How Medical Practices & Groups Use Digital Health Campaigns to Close Gaps in Care & Drive Better Outcomes

Patients are juggling a lot of responsibilities, staying current in their care and the care they manage on behalf of children, parents, spouses, and other loved ones can easily fall by the wayside. This is problematic for patients who can experience long-term complications from untreated conditions and providers, who want to keep their patients healthy and are also reimbursed based on patient outcomes and satisfaction. COVID-19 has only added confusion and angst to the mix as patients are currently unsure of whether their providers are seeing patients, how to access care if they need it, and if it’s safe to visit a doctor’s office, urgent care, or hospital. As patients avoid care out of caution for reducing their risk of contracting and spreading COVID-19, there’s growing concern over increasing gaps in care that could result in adverse long-term outcomes.  

The good news is that digital patient engagement tools, like health campaigns, offer providers an effective way to educate their patients about preventive and/or follow-up care and get them back on the schedule. Before digital tools offered this level of efficiency, patient outreach was often an annual or semi-annual task for clinic staff and required significant resources to conduct manual phone calls and emails to patients.  
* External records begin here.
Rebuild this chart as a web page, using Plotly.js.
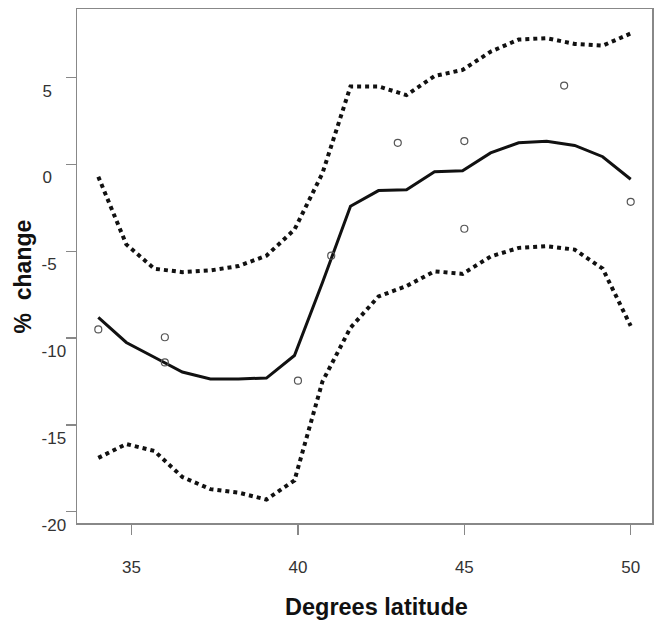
<!DOCTYPE html>
<html>
<head>
<meta charset="utf-8">
<script src="https://cdn.plot.ly/plotly-3.0.1.min.js"></script>
<style>html,body{margin:0;padding:0;background:#fff;}#chart{width:657px;height:620px;}</style>
</head>
<body>
<div id="chart"></div>
<script>
// Observed site values
const obsLat = [34, 36, 36, 40, 41, 43, 45, 45, 48, 50];
const obsChange = [-9.5, -9.95, -11.4, -12.45, -5.25, 1.25, 1.35, -3.7, 4.55, -2.15];

// Fitted curve and confidence bands (20 evenly spaced latitudes from 34 to 50)
const fitLat = [34, 34.842, 35.684, 36.526, 37.368, 38.211, 39.053, 39.895, 40.737, 41.579,
                42.421, 43.263, 44.105, 44.947, 45.789, 46.632, 47.474, 48.316, 49.158, 50];
const fitChange = [-8.8, -10.25, -11.1, -11.95, -12.35, -12.35, -12.3, -11.0, -6.8, -2.4,
                   -1.5, -1.45, -0.42, -0.36, 0.67, 1.25, 1.34, 1.1, 0.45, -0.85];
const upperBand = [-0.7, -4.6, -6.0, -6.2, -6.1, -5.85, -5.25, -3.75, -0.5, 4.5,
                   4.5, 4.0, 5.1, 5.45, 6.5, 7.2, 7.28, 6.95, 6.85, 7.55];
const lowerBand = [-16.9, -16.1, -16.5, -18.0, -18.7, -18.9, -19.3, -18.2, -12.5, -9.4,
                   -7.6, -7.0, -6.15, -6.3, -5.3, -4.8, -4.7, -4.9, -6.0, -9.3];

// Tick labels (y labels are left-aligned in the original, padded with figure spaces)
const xTicks = [35, 40, 45, 50];
const xTickText = ['35', '40', '45', '50'];
const yTicks = [-20, -15, -10, -5, 0, 5];
const yTickText = ['-20', '-15', '-10', '-5\u2007', '0\u2007\u2008', '5\u2007\u2008'];

// Axis titles
const xTitle = 'Degrees latitude';
const yTitle = '% \u00a0change';

const traces = [
  {x: fitLat, y: upperBand, type: 'scatter', mode: 'lines',
   line: {color: '#111', width: 4, dash: 'dot'}, hoverinfo: 'skip'},
  {x: fitLat, y: lowerBand, type: 'scatter', mode: 'lines',
   line: {color: '#111', width: 4, dash: 'dot'}, hoverinfo: 'skip'},
  {x: fitLat, y: fitChange, type: 'scatter', mode: 'lines',
   line: {color: '#111', width: 3}},
  {x: obsLat, y: obsChange, type: 'scatter', mode: 'markers',
   marker: {symbol: 'circle-open', size: 7, color: '#555', line: {width: 1.2, color: '#555'}}}
];

const FONT = 'Liberation Sans, Arial, sans-serif';
const axisCommon = {
  showgrid: false, zeroline: false, showline: true, mirror: true,
  linecolor: '#888', linewidth: 1.5,
  ticks: 'outside', ticklen: 10, tickwidth: 1.5, tickcolor: '#888',
  tickfont: {family: FONT, size: 17, color: '#333'}
};
const titleFont = {size: 23.5, family: FONT, weight: 'bold', color: '#111'};

const layout = {
  width: 657, height: 620,
  margin: {l: 77, r: 5, t: 9, b: 97},
  paper_bgcolor: '#fff', plot_bgcolor: '#fff',
  showlegend: false,
  font: {family: FONT, color: '#111'},
  xaxis: Object.assign({}, axisCommon, {
    range: [33.36, 50.64], tickvals: xTicks, ticktext: xTickText,
    ticklabelstandoff: 18
  }),
  yaxis: Object.assign({}, axisCommon, {
    range: [-20.65, 8.96], tickvals: yTicks, ticktext: yTickText,
    ticklabelshift: 13, ticklabelstandoff: -4
  }),
  annotations: [
    {text: xTitle, xref: 'paper', yref: 'paper', x: 0.5209, y: -0.1634,
     xanchor: 'center', yanchor: 'middle', showarrow: false, font: titleFont},
    {text: yTitle, xref: 'paper', yref: 'paper', x: -0.0922, y: 0.4796,
     xanchor: 'center', yanchor: 'middle', textangle: -90, showarrow: false,
     font: Object.assign({}, titleFont, {size: 23})}
  ]
};

Plotly.newPlot('chart', traces, layout, {displayModeBar: false, staticPlot: true});
</script>
</body>
</html>
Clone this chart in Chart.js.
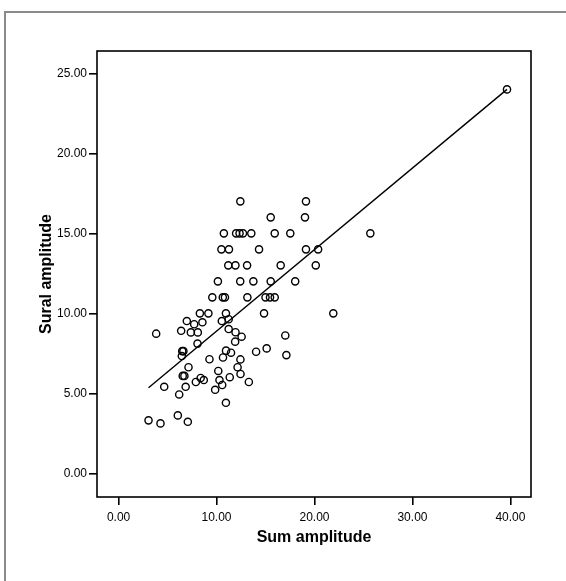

Digital health campaigns automate outreach to patients based on clinical data from the EHR and distribute messaging via text, email, and voice calls. This automation means providers can specify messaging, timing, and outreach method by patient needs and criteria. Providers can now go beyond the annual recall to keep their patients current in their care throughout the year, whether its mammograms, colonoscopies, A1C checks, nutrition information, annual physicians, vaccines, or many other patient needs. Providers who use tools like health campaigns to power ongoing patient outreach and education give their patients a higher level of confidence from knowing their providers have a pulse on their care even between visits. 

Regulatory Help  

Regulatory programs and certifications NCQA’s Patient-Centered Medical Home and CMS MIPS require regular outreach to patients, documentation, and reporting. Health Campaigns make this possible with patient outreach records, analytics, and time-stamped reporting. Now providers can more easily meet the requirements of these programs and produce the required documentation and reporting to qualify.